Germany is not the only country that wants to take a chance on the Fourth Industrial Revolution. The U.S. is in a powerful position when it comes to big data because it has developed an extensive cloud computing system. Data that is uploaded to the internet is stored in massive data centers that allow many people to have access to the information whenever and wherever they wish.
▲ Adapted relative ranking of the fourth industrial revolution. Provided by UBS white paper.
Meanwhile, Japan has pursued industrial robots as its main strategy. The government plans to come up with AI (Artificial Intelligence)-equipped robots that are capable of communicating with each other over the internet. Robots have found their way into the automobile and electronics industry and are expected to be used in agriculture, construction, medicine and nursing care. According to the Japan Times, the Japanese government plans to use more robots as the size of the working population dwindles, with people aged 65 and older estimated to account for 40 percent of the nation in 2065.
Earlier this year, the Swiss global bank UBS AG ranked countries according to how it thinks they will perform in the upcoming industrial revolution. Some of the criteria it took into account were labor structure flexibility, legal protections, and education level. The U.S., Japan, and Germany ranked 5th, 12th and 13th respectively. As things look right now, it seems that developed countries are going to lead the change as always, which could widen the income inequality gap between countries. Korea was ranked 25th out of 45 countries, which is not a particularly satisfying result— labor structure flexibility and legal protections were the two criteria in which it scored especially low.

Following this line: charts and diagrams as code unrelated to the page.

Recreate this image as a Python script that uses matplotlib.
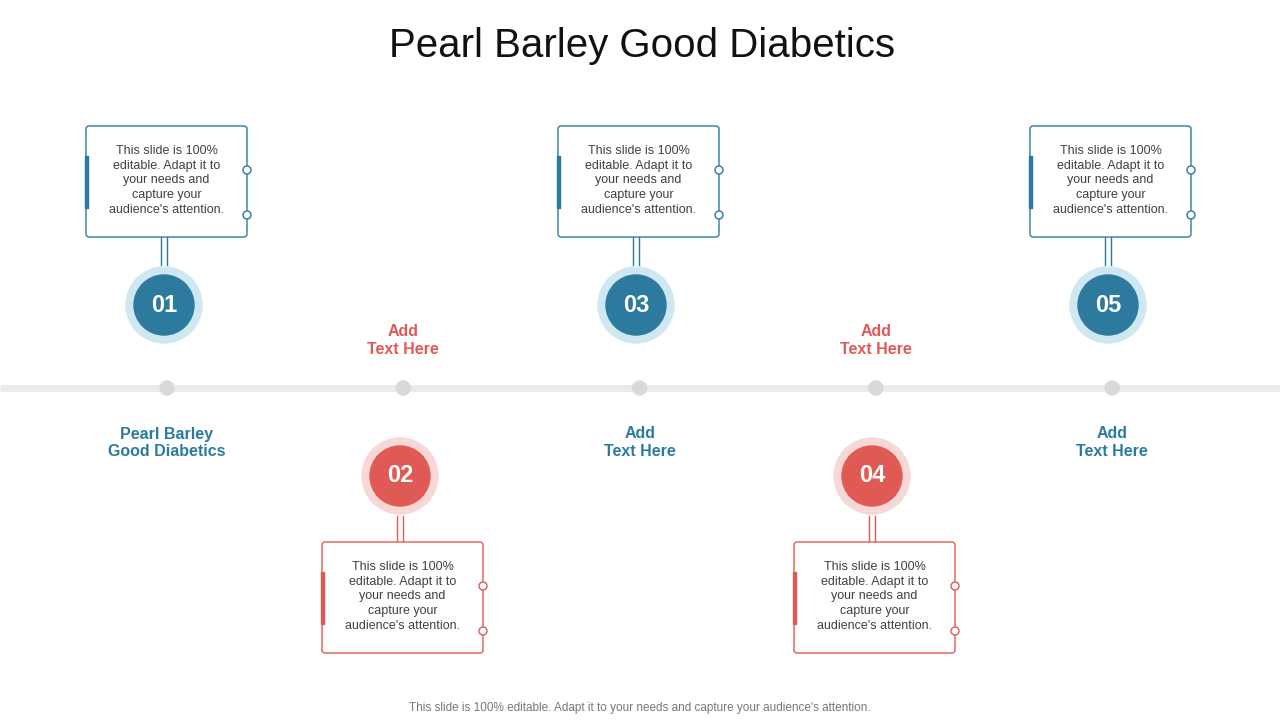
import matplotlib
matplotlib.use("Agg")
import matplotlib.pyplot as plt
from matplotlib.patches import Circle, FancyBboxPatch, Rectangle

title = "Pearl Barley Good Diabetics"
step_numbers = ["01", "02", "03", "04", "05"]
step_labels = ["Pearl Barley\nGood Diabetics", "Add\nText Here", "Add\nText Here", "Add\nText Here", "Add\nText Here"]
box_text = "This slide is 100%\neditable. Adapt it to\nyour needs and\ncapture your\naudience's attention."
footer = "This slide is 100% editable. Adapt it to your needs and capture your audience's attention."

BLUE, BLUE_L = "#2C7A9E", "#CFE7F0"
RED, RED_L = "#E05A55", "#F8D8D6"
TXT = "#404040"

fig = plt.figure(figsize=(12.8, 7.2), dpi=100)
ax = fig.add_axes([0, 0, 1, 1])
ax.set_xlim(0, 1280); ax.set_ylim(720, 0); ax.axis("off")

ax.text(642, 46, title, ha="center", va="center", fontsize=29, color="#111111", family="Liberation Sans")
ax.text(640, 708, footer, ha="center", va="center", fontsize=8.5, color="#777777", family="Liberation Sans")

line_y = 388
ax.plot([0, 1280], [line_y, line_y], color="#EBEBEB", lw=5, solid_capstyle="butt", zorder=1)

for i, (num, lab) in enumerate(zip(step_numbers, step_labels)):
    cx = 164 + 236 * i
    dx = 167 + 236.3 * i
    top = i % 2 == 0
    col, coll = (BLUE, BLUE_L) if top else (RED, RED_L)
    ax.add_patch(Circle((dx, line_y), 7, color="#D9D9D9", zorder=2))
    cy = 305 if top else 476
    ax.add_patch(Circle((cx, cy), 38, color=coll, zorder=3))
    ax.add_patch(Circle((cx, cy), 30, color=col, zorder=4))
    ax.text(cx, cy, num, ha="center", va="center", fontsize=17, fontweight="bold", color="white", zorder=5, family="Liberation Sans")
    bx0 = cx - 78
    bw, bh = 161, 111
    by0 = 126 if top else 542
    ax.add_patch(FancyBboxPatch((bx0, by0), bw, bh, boxstyle="round,pad=0,rounding_size=3",
                                fc="white", ec=col, lw=1, zorder=3))
    ax.add_patch(Rectangle((bx0 - 1.5, by0 + 30), 3.5, 52, color=col, zorder=4))
    for off in (44, 89):
        ax.add_patch(Circle((bx0 + bw, by0 + off), 4, fc="white", ec=col, lw=1, zorder=5))
    if top:
        y1, y2 = by0 + bh, cy - 40
    else:
        y1, y2 = cy + 40, by0
    for xo in (-3, 3):
        ax.plot([cx + xo, cx + xo], [y1, y2], color=col, lw=1, zorder=2)
    ax.text(bx0 + bw / 2, by0 + bh / 2 - 1, box_text, ha="center", va="center", fontsize=9,
            color=TXT, linespacing=1.3, zorder=6, family="Liberation Sans")
    ly = 443 if top else 340
    ax.text(dx, ly, lab, ha="center", va="center", fontsize=11.5, fontweight="bold",
            color=col, linespacing=1.25, family="Liberation Sans")

fig.savefig("out.png", dpi=100)
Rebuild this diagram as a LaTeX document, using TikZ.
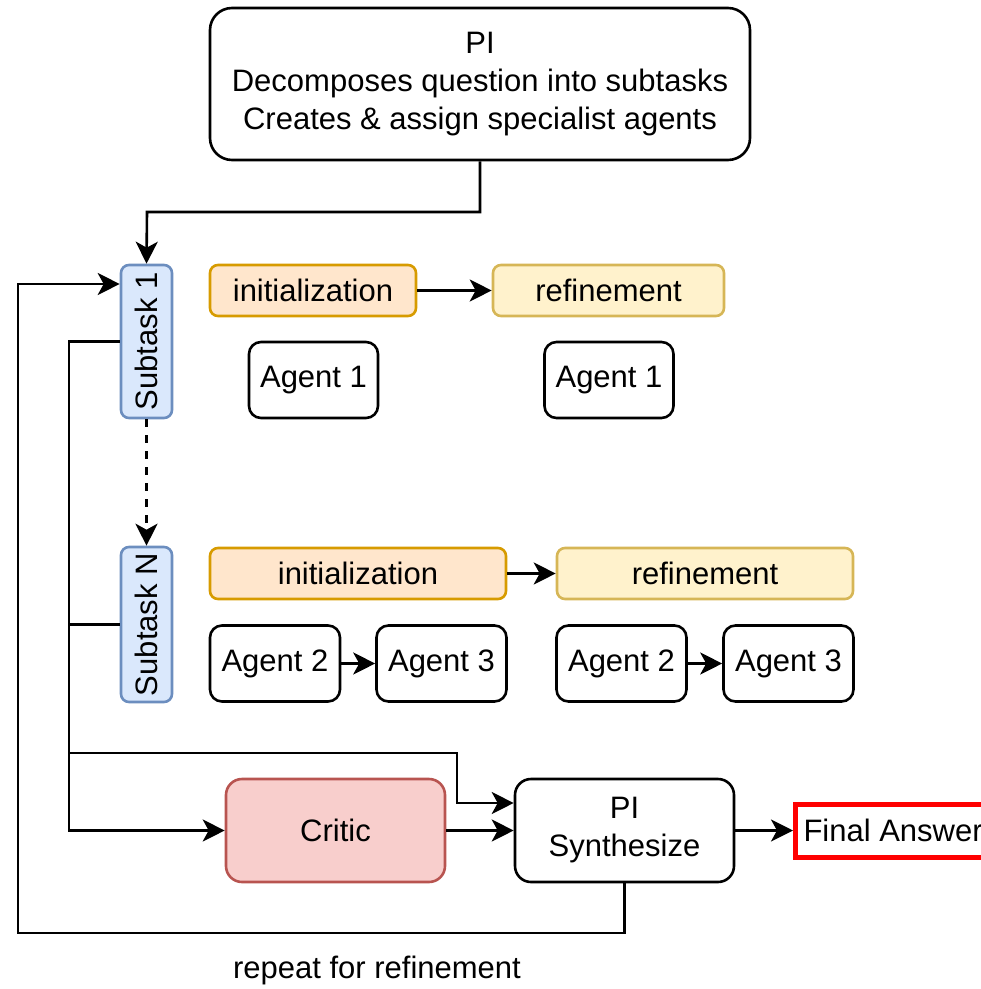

Nonetheless, Professor Shin presented an optimistic view. “We may not possess a factory like the one in Germany, but we have Posco, Samsung Electronics Xi’an and Kia’s Slovakia Zilina Plant that are all working towards the Fourth Industrial Revolution. We may be slightly behind, but we will catch up soon,” said Shin. Additionally, President Park Geun-hye explained in the fifth ministerial meeting for regulatory reform the government aims to ease restrictions for information and communication technology (ICT) industries. Fewer regulations will also apply to the finance, medical and education sectors, with hospitals now able to save their patients’ medical records in cloud storage. Finally, it will allow more public organizations to have access to big data services.
▲ Professor Shin Ho Jung explains his thoughts on the Fourth Industrial Revolution. Photographed by Kim Ji Won.
As with the previous industrial revolutions, the newest industrial revolution is likely to lead to several economic disruptions. It is not yet clear how machine-to-machine systems will replace human labor. Whereas the new industrial revolution will be beneficial for countries with low birth rates, it could be a threat in countries where unemployment is a serious issue. Privacy is another concern. Since everything is connected to the internet, companies are vulnerable to cyber attacks. In order to encourage people to come up with intelligent machines and ideas, tight security is critical.
Despite the setbacks, many people are thrilled about the new industrial revolution as they believe that the manufacturing process will improve the quality of living. Although Korea may have received a low score for its preparation, it should not worry too much as Professor Shin explained. Korea just has its own way of adjusting to the new environment and will demonstrate its ability in the near future. Hopefully, as a result, it will stand shoulder to shoulder with other major developed countries.